== Aim ==
Search the material and gather each line with "image" in it.

[start]

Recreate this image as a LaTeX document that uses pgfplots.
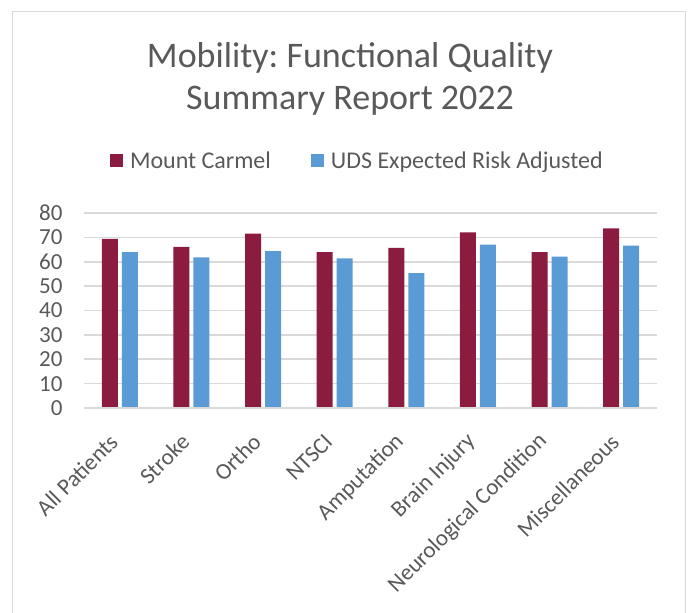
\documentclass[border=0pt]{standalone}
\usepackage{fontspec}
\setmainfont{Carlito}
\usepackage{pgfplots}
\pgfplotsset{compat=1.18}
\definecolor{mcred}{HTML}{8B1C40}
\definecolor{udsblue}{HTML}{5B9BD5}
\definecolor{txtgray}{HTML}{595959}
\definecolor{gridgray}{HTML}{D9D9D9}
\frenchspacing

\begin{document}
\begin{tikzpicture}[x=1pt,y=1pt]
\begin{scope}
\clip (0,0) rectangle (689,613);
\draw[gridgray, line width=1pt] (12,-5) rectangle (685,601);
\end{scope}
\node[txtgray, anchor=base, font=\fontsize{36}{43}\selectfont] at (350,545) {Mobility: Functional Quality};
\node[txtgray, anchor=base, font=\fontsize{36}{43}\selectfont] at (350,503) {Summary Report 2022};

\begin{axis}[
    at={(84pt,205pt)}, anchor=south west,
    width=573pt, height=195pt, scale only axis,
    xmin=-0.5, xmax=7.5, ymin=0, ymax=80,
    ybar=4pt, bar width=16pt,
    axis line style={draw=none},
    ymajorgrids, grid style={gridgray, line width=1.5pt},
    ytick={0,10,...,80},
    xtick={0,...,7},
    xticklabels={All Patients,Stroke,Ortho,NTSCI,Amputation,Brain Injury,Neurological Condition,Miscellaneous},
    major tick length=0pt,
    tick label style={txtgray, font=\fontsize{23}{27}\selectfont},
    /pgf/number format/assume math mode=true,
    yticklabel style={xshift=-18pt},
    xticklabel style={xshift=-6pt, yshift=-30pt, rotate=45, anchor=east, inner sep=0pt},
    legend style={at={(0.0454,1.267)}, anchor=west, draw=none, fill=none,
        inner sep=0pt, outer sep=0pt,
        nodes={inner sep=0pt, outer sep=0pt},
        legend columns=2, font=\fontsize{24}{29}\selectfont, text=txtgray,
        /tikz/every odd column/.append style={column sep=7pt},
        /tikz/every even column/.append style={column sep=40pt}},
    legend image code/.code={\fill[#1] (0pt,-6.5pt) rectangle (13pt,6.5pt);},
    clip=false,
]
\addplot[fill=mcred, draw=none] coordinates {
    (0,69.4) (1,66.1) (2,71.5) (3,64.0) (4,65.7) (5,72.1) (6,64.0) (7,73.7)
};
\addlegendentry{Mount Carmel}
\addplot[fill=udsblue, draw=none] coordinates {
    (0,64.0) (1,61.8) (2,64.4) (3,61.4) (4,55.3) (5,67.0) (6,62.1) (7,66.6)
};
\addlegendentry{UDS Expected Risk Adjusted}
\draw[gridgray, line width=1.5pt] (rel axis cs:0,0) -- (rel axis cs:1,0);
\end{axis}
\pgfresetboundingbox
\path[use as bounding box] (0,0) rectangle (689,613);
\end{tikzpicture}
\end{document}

[end]

== Answer to the problem ==
Recreate this image as a LaTeX document that uses pgfplots.
    legend image code/.code={\fill[#1] (0pt,-6.5pt) rectangle (13pt,6.5pt);},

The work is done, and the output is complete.